In these
words, as is shown by those that follow, the _munus hominum_ is exactly
what it is in the _Aeneid_, duty to Man and the State, and as it is laid
down for man by God, it is also duty to Him. The State finds its
perfection in the individual so long as he thus fulfills the will of
God.[886]
Let us now go on to watch Aeneas as he gradually develops this perfect
balance of motive.
Aeneas is marked at the very outset of the poem as "insignem pietate
virum"; the key-note of his character is sounded here at once with
skill, and the key thus suggested (to use musical metaphor once more) is
maintained steadily throughout it.
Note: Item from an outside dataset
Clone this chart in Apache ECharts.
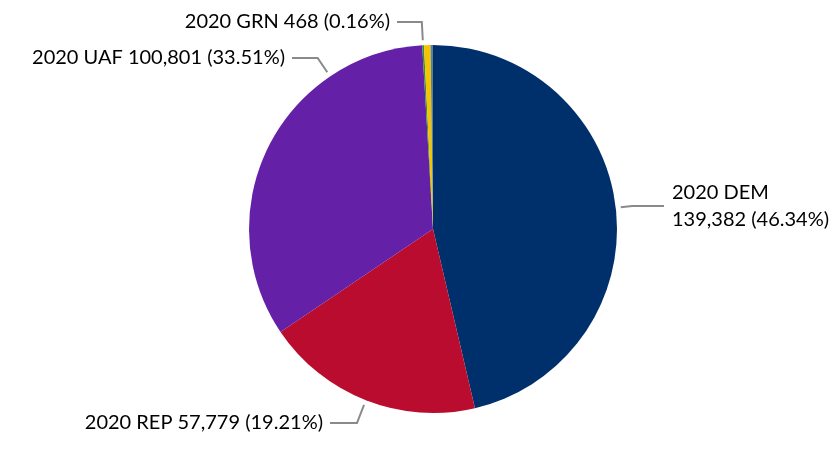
<!DOCTYPE html>
<html>
<head>
<meta charset="utf-8">
<script src="https://cdn.jsdelivr.net/npm/echarts@6/dist/echarts.min.js"></script>
<style>
html,body{margin:0;padding:0;background:#fff;}
#chart{width:840px;height:457px;}
</style>
</head>
<body>
<div id="chart"></div>
<script>
var categories = ['2020 DEM', '2020 REP', '2020 UAF', '2020 GRN', '2020 LIB', '2020 OTH'];
var values = [139382, 57779, 100801, 468, 1700, 652];
var colors = ['#00306B', '#BA0C2F', '#6420A6', '#3A8C3A', '#F5C400', '#5B7F95'];
var showLabel = [true, true, true, true, false, false];

// label placement (layout only)
var CX = 433, CY = 229, R = 184;
var labelSpots = [
  {x: 672, y: 206, align: 'left', angle: null},
  {x: 323, y: 423, align: 'right', angle: null},
  {x: 285, y: 58, align: 'right', angle: 326},
  {x: 390, y: 22, align: 'right', angle: null},
  null, null
];

var total = values.reduce(function (a, b) { return a + b; }, 0);
function midAngle(i) {
  var cum = 0;
  for (var k = 0; k < i; k++) cum += values[k];
  return (cum + values[i] / 2) / total * 360;
}

var chart = echarts.init(document.getElementById('chart'));
var data = categories.map(function (c, i) {
  return {
    name: c,
    value: values[i],
    itemStyle: {color: colors[i]},
    label: {show: showLabel[i]},
    labelLine: {show: showLabel[i]}
  };
});

chart.setOption({
  animation: false,
  series: [{
    type: 'pie',
    center: [CX, CY],
    radius: [0, R],
    startAngle: 90,
    clockwise: true,
    avoidLabelOverlap: false,
    data: data,
    itemStyle: {borderWidth: 0},
    label: {
      fontFamily: 'Lato',
      fontSize: 20,
      color: '#000',
      lineHeight: 27,
      formatter: function (p) {
        var txt = p.value.toLocaleString('en-US') + ' (' + p.percent.toFixed(2) + '%)';
        if (p.dataIndex === 0) return p.name + '\n' + txt;
        return p.name + ' ' + txt;
      }
    },
    labelLine: {
      show: true,
      length: 10,
      length2: 20,
      lineStyle: {color: '#8a8a8a', width: 2}
    },
    labelLayout: function (params) {
      var i = params.dataIndex;
      var s = labelSpots[i];
      if (!s) return {};
      var ang = (s.angle != null ? s.angle : midAngle(i)) * Math.PI / 180;
      var dx = Math.sin(ang), dy = -Math.cos(ang);
      var sx = CX + (R + 5) * dx, sy = CY + (R + 5) * dy;
      var t = Math.abs(dy) > 0.05 ? (s.y - sy) / dy : 0;
      t = Math.max(0, Math.min(30, t));
      var ex = sx + t * dx, ey = sy + t * dy;
      var endX = s.align === 'left' ? s.x - 8 : s.x + 7;
      return {
        x: s.x, y: s.y, align: s.align, verticalAlign: 'middle',
        labelLinePoints: [[sx, sy], [ex, ey], [endX, s.y]]
      };
    }
  }]
});
</script>
</body>
</html>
The quality demanded by the gods from
every true Roman who would take his part in carrying out the divine
mission of Rome must be emphasised in the ideal Roman. Yet, as we read
on, we soon discover that Aeneas was by no means as yet a perfect
character. It can hardly be by accident that the poet has described him
as yielding to despair and bewailing his fate on the first approach of
danger--forgetting the mission before him and the destiny driving him
on, and wishing that he were lying dead with Hector under the walls of
Troy (i. 92 foll.). It would have been easy enough for Virgil to have
taken up at once the heroic vein in the man, as it was left him by
Homer,[887] and to have made him urge his men to bestir themselves or to
yield bravely to fate. And this is precisely what Aeneas does _when the
storm is over and the danger past_ (198 foll.); yet even then he is not
whole-hearted about it:
talia voce refert, curisque ingentibus aeger
_spem voltu simulat_, premit alto corde dolorem.
At the very moment, that is, when he expresses his belief in his destiny
and the duty of making for Italy, he still has misgivings, though he
dare not express them.
Heinze has remarked[888] that before this, at the sack of Troy, he had
shown a want of self-control, and yielded to a mad passion of desperate
fighting that is not to be found in the Aeneas of the last six books
(ii. 314 foll.):
arma amens capio nec sat rationis in armis.
_Furor_ and _ira_ drive him headlong; we are reminded of the mad fury of
Mezentius or Turnus.
Again, after the death of Priam Venus has to remind him of his duty to
his father, wife, and son (ii. 594 foll.), reproaching him for his loss
of sanity and self-control:
nate, quis indomitas tantus dolor excitat iras?